Problem statement =
Skip all pictures, then copy the lines from the start of the data through the line with "3.77, 3.1, 3.69, 3.96, 3.36, 3.4];", keeping both ends.

Source material =
━━━━━━━━━━━━━━━━━━━━

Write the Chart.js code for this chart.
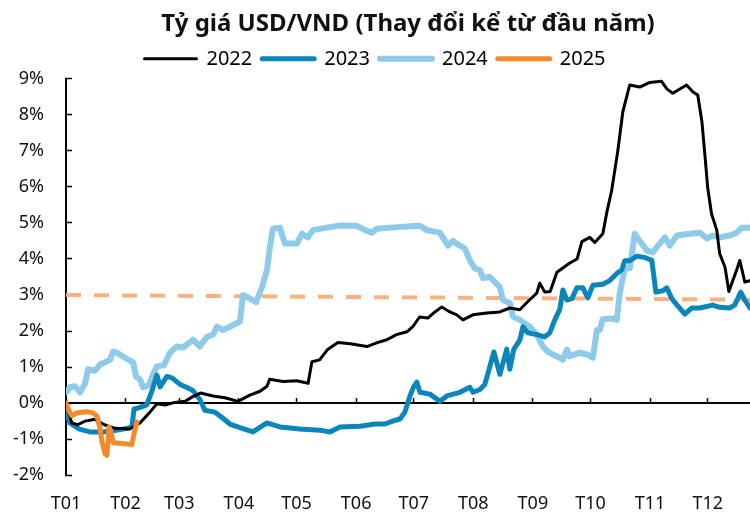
<!DOCTYPE html>
<html>
<head>
<meta charset="utf-8">
<script src="https://cdn.jsdelivr.net/npm/chart.js@4.4.1/dist/chart.umd.min.js"></script>
<style>
  html, body { margin: 0; padding: 0; background: #fff; }
  #wrap { width: 750px; height: 514px; }
</style>
</head>
<body>
<div id="wrap"><canvas id="fxChart" width="750" height="514"></canvas></div>
<script>
// x = days since 1 Jan, y = % change of USD/VND since start of year
const monthStarts = [0, 31, 59, 90, 120, 151, 181, 212, 243, 273, 304, 334];
const monthLabels = ['T01', 'T02', 'T03', 'T04', 'T05', 'T06', 'T07', 'T08', 'T09', 'T10', 'T11', 'T12'];

const days2022 = [0, 3, 6, 10, 15, 20, 25.5, 33, 38.5, 43.7, 47.3, 51.5, 56.7, 62, 66, 70, 76.5, 82.7, 89.5, 95.7,
  101, 104.6, 106, 113, 120, 126, 128, 132, 136, 141.5, 148, 156.6, 162, 167, 172, 177.4, 180.5, 184, 188.3, 192,
  195.6, 199.8, 203.4, 206.6, 211.8, 219, 225.8, 231, 236.2, 240, 245, 246.6, 249.2, 252, 255.5, 262, 266, 268.5, 272.6, 275.2,
  279.4, 281.5, 284, 287.2, 289.8, 293.4, 298.6, 303.8, 310, 312.7, 315.8, 323, 326.2, 328.8, 331, 332.5, 334, 336, 338.7, 340.2,
  343, 345, 349, 350.7, 353.3, 356];
const pct2022 = [0, -0.55, -0.6, -0.5, -0.45, -0.6, -0.7, -0.72, -0.55, -0.25, -0.02, -0.05, 0.02, 0.05, 0.18, 0.28, 0.2, 0.15, 0.05, 0.22,
  0.33, 0.47, 0.66, 0.6, 0.62, 0.55, 1.15, 1.2, 1.48, 1.68, 1.65, 1.57, 1.68, 1.76, 1.9, 1.98, 2.12, 2.39, 2.36, 2.53,
  2.67, 2.53, 2.45, 2.31, 2.45, 2.5, 2.53, 2.64, 2.59, 2.8, 3.05, 3.33, 3.08, 3.1, 3.63, 3.88, 4.0, 4.48, 4.6, 4.46,
  4.7, 5.3, 5.9, 7.0, 8.08, 8.83, 8.77, 8.9, 8.93, 8.72, 8.6, 8.83, 8.64, 8.55, 7.8, 6.9, 5.97, 5.25, 4.8, 4.15,
  3.77, 3.1, 3.69, 3.96, 3.36, 3.4];

const days2023 = [0, 2, 7, 12.5, 19, 24.5, 31.7, 34.3, 35.4, 38.5, 42, 44.7, 47.3, 49, 52.5, 55.2, 59.3, 63.5, 66, 69.7,
  72.3, 77.5, 81.2, 85.3, 90.5, 97.3, 104.6, 111.3, 121.7, 132.2, 137.4, 142.6, 153, 160.8, 166, 170, 173.8, 176.4, 179, 181.1,
  182.6, 184.2, 189.4, 194.6, 198.2, 205, 210.2, 211.8, 215.4, 218, 220, 222.7, 225.8, 229.4, 231, 233.1, 236.2, 237.8, 240.4, 245.1,
  249.2, 251.8, 254.4, 257, 258.6, 260.7, 263.3, 265.9, 269, 271.6, 274.2, 279.4, 283, 286.7, 289.3, 290.8, 293.4, 297.1, 301.2, 304.9,
  307, 310.6, 312.7, 315.3, 318.4, 322.1, 325.7, 329.9, 336.6, 340.2, 345.4, 348, 351.2, 353.3, 356];
const pct2023 = [-0.25, -0.55, -0.72, -0.8, -0.8, -0.77, -0.7, -0.66, -0.17, -0.12, -0.05, 0.33, 0.78, 0.45, 0.74, 0.7, 0.52, 0.42, 0.35, 0.1,
  -0.2, -0.25, -0.4, -0.58, -0.68, -0.8, -0.55, -0.66, -0.72, -0.75, -0.8, -0.66, -0.64, -0.58, -0.58, -0.5, -0.44, -0.25, 0.2, 0.47,
  0.58, 0.3, 0.25, 0.05, 0.2, 0.3, 0.44, 0.3, 0.38, 0.52, 0.9, 1.42, 0.8, 1.5, 0.94, 1.5, 1.75, 2.12, 1.95, 1.9,
  1.84, 1.95, 2.31, 2.6, 3.14, 2.86, 2.9, 3.2, 3.2, 2.92, 3.27, 3.3, 3.4, 3.6, 3.7, 3.95, 3.95, 4.08, 4.04, 3.96,
  3.08, 3.12, 3.2, 2.9, 2.7, 2.47, 2.64, 2.64, 2.72, 2.66, 2.64, 2.72, 3.08, 2.86, 2.64];

const days2024 = [0, 2, 4.7, 7.3, 10, 11.4, 15, 17.7, 22.9, 24.5, 26.5, 30.7, 34.9, 36.4, 38.5, 40.1, 43.2, 45.3, 47.3, 51,
  54.1, 57.8, 60.9, 66.1, 69.7, 73.4, 76.5, 78.6, 81.7, 85.3, 90.5, 92.1, 95.7, 98.9, 102, 104.6, 106.1, 107.7, 111.3, 113.9,
  120.2, 122.8, 125.9, 128.5, 135.8, 142.6, 151.4, 155.6, 159.2, 161.8, 168.6, 177.4, 184.2, 187.8, 194.6, 198.8, 201.4, 205, 207.6, 210.2,
  212.8, 215.4, 217, 220.6, 225.8, 227.4, 231, 232.6, 236.2, 241.4, 245.1, 248.2, 250.8, 253.4, 257, 258.6, 260.7, 262.2, 267.4, 271.1,
  274.2, 276.3, 277.8, 279.4, 284.1, 286.7, 288.2, 290.8, 293.4, 296, 298.6, 302.3, 305.4, 309, 311.7, 314.3, 317.9, 324.7, 329.9, 333.5,
  336.6, 340.2, 345.4, 349.1, 351.7, 356];
const pct2024 = [0.3, 0.44, 0.47, 0.3, 0.55, 0.94, 0.9, 1.07, 1.2, 1.43, 1.4, 1.26, 1.13, 0.74, 0.66, 0.44, 0.5, 0.8, 1.02, 1.05,
  1.4, 1.57, 1.54, 1.76, 1.57, 1.84, 1.9, 2.12, 2.03, 2.12, 2.26, 3.0, 2.9, 2.8, 3.22, 3.69, 4.32, 4.84, 4.87, 4.43,
  4.43, 4.7, 4.6, 4.8, 4.87, 4.93, 4.92, 4.8, 4.73, 4.84, 4.87, 4.9, 4.92, 4.8, 4.73, 4.37, 4.5, 4.37, 4.29, 3.96,
  3.74, 3.69, 3.47, 3.5, 3.22, 2.86, 2.78, 2.4, 2.31, 2.12, 1.9, 1.57, 1.43, 1.35, 1.26, 1.2, 1.48, 1.3, 1.4, 1.35,
  1.26, 2.03, 2.03, 2.33, 2.35, 2.31, 3.05, 3.74, 3.74, 4.7, 4.5, 4.24, 4.18, 4.43, 4.6, 4.37, 4.65, 4.7, 4.73, 4.57,
  4.65, 4.6, 4.65, 4.73, 4.87, 4.87];

const days2025 = [0, 1, 3, 5.7, 10.9, 14, 16.1, 17.7, 18.7, 20.3, 21.3, 22.4, 23.4, 24.5, 29.1, 34.3, 35.4, 36.9];
const pct2025 = [0, -0.15, -0.35, -0.27, -0.24, -0.27, -0.36, -0.7, -1.07, -1.4, -1.45, -0.66, -0.78, -1.1, -1.12, -1.15, -0.85, -0.52];

// dashed reference line
const refDays = [0, 356];
const refPct = [3.0, 2.87];

const FONT = "'Noto Sans', 'Open Sans', sans-serif";
const toPoints = (xs, ys) => xs.map((x, i) => ({ x: x, y: ys[i] }));

const series = (label, xs, ys, color, width, order) => ({
    label: label,
    data: toPoints(xs, ys),
    borderColor: color,
    backgroundColor: color,
    borderWidth: width,
    borderCapStyle: 'round',
    borderJoinStyle: 'round',
    pointRadius: 0,
    tension: 0,
    order: order
});

const setMonthTicks = scale => {
    scale.ticks = monthStarts.map(v => ({ value: v }));
};

const ctx = document.getElementById('fxChart').getContext('2d');

new Chart(ctx, {
    type: 'line',
    data: {
        datasets: [
            series('2022', days2022, pct2022, '#000000', 3, 1),
            series('2023', days2023, pct2023, '#0a86bb', 5, 2),
            series('2024', days2024, pct2024, '#8ecae9', 6, 3),
            series('2025', days2025, pct2025, '#f58a2b', 5, 0),
            Object.assign(series('ref', refDays, refPct, '#f9b27d', 4, 4), {
                borderDash: [15, 13],
                borderCapStyle: 'butt'
            })
        ]
    },
    options: {
        responsive: false,
        animation: false,
        devicePixelRatio: 1,
        layout: { padding: 0 },
        plugins: {
            title: {
                display: true,
                text: 'Tỷ giá USD/VND (Thay đổi kể từ đầu năm)',
                color: '#111',
                font: { family: FONT, size: 24, weight: 'bold' },
                padding: { top: 10, bottom: 0 },
                fullSize: false
            },
            legend: {
                display: true,
                labels: {
                    color: '#111',
                    font: { family: FONT, size: 20 },
                    usePointStyle: true,
                    pointStyleWidth: 52,
                    padding: 10,
                    generateLabels: chart => chart.data.datasets
                        .map((ds, i) => ({
                            text: ds.label,
                            strokeStyle: ds.borderColor,
                            fillStyle: ds.borderColor,
                            lineWidth: ds.borderWidth,
                            lineCap: 'round',
                            pointStyle: 'line',
                            hidden: false,
                            datasetIndex: i
                        }))
                        .filter(item => item.text !== 'ref')
                }
            },
            tooltip: { enabled: false }
        },
        scales: {
            x: {
                type: 'linear',
                position: 'bottom',
                min: 0,
                max: 356,
                afterBuildTicks: setMonthTicks,
                afterFit: s => { s.height = 37; },
                border: { display: false },
                grid: { display: false },
                ticks: {
                    autoSkip: false,
                    maxRotation: 0,
                    padding: 10,
                    color: '#111',
                    font: { family: FONT, size: 18 },
                    callback: (v, i) => monthLabels[i]
                }
            },
            xZero: {
                type: 'linear',
                axis: 'x',
                position: { y: 0 },
                min: 0,
                max: 356,
                afterBuildTicks: setMonthTicks,
                border: { display: true, color: '#000', width: 2 },
                grid: {
                    drawOnChartArea: false,
                    drawTicks: true,
                    tickLength: -6,
                    tickColor: '#000',
                    tickWidth: 1.5
                },
                ticks: { display: false }
            },
            y: {
                min: -2,
                max: 9,
                afterFit: s => { s.width = 66; },
                border: { display: true, color: '#000', width: 2 },
                grid: {
                    drawOnChartArea: false,
                    drawTicks: true,
                    tickLength: -6,
                    tickColor: '#000',
                    tickWidth: 1.5
                },
                ticks: {
                    stepSize: 1,
                    padding: 28,
                    color: '#111',
                    font: { family: FONT, size: 18 },
                    callback: v => v + '%'
                }
            }
        }
    }
});
</script>
</body>
</html>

━━━━━━━━━━━━━━━━━━━━

Completed task =
Write the Chart.js code for this chart.
<!DOCTYPE html>
<html>
<head>
<meta charset="utf-8">
<script src="https://cdn.jsdelivr.net/npm/chart.js@4.4.1/dist/chart.umd.min.js"></script>
<style>
  html, body { margin: 0; padding: 0; background: #fff; }
  #wrap { width: 750px; height: 514px; }
</style>
</head>
<body>
<div id="wrap"><canvas id="fxChart" width="750" height="514"></canvas></div>
<script>
// x = days since 1 Jan, y = % change of USD/VND since start of year
const monthStarts = [0, 31, 59, 90, 120, 151, 181, 212, 243, 273, 304, 334];
const monthLabels = ['T01', 'T02', 'T03', 'T04', 'T05', 'T06', 'T07', 'T08', 'T09', 'T10', 'T11', 'T12'];

const days2022 = [0, 3, 6, 10, 15, 20, 25.5, 33, 38.5, 43.7, 47.3, 51.5, 56.7, 62, 66, 70, 76.5, 82.7, 89.5, 95.7,
  101, 104.6, 106, 113, 120, 126, 128, 132, 136, 141.5, 148, 156.6, 162, 167, 172, 177.4, 180.5, 184, 188.3, 192,
  195.6, 199.8, 203.4, 206.6, 211.8, 219, 225.8, 231, 236.2, 240, 245, 246.6, 249.2, 252, 255.5, 262, 266, 268.5, 272.6, 275.2,
  279.4, 281.5, 284, 287.2, 289.8, 293.4, 298.6, 303.8, 310, 312.7, 315.8, 323, 326.2, 328.8, 331, 332.5, 334, 336, 338.7, 340.2,
  343, 345, 349, 350.7, 353.3, 356];
const pct2022 = [0, -0.55, -0.6, -0.5, -0.45, -0.6, -0.7, -0.72, -0.55, -0.25, -0.02, -0.05, 0.02, 0.05, 0.18, 0.28, 0.2, 0.15, 0.05, 0.22,
  0.33, 0.47, 0.66, 0.6, 0.62, 0.55, 1.15, 1.2, 1.48, 1.68, 1.65, 1.57, 1.68, 1.76, 1.9, 1.98, 2.12, 2.39, 2.36, 2.53,
  2.67, 2.53, 2.45, 2.31, 2.45, 2.5, 2.53, 2.64, 2.59, 2.8, 3.05, 3.33, 3.08, 3.1, 3.63, 3.88, 4.0, 4.48, 4.6, 4.46,
  4.7, 5.3, 5.9, 7.0, 8.08, 8.83, 8.77, 8.9, 8.93, 8.72, 8.6, 8.83, 8.64, 8.55, 7.8, 6.9, 5.97, 5.25, 4.8, 4.15,
  3.77, 3.1, 3.69, 3.96, 3.36, 3.4];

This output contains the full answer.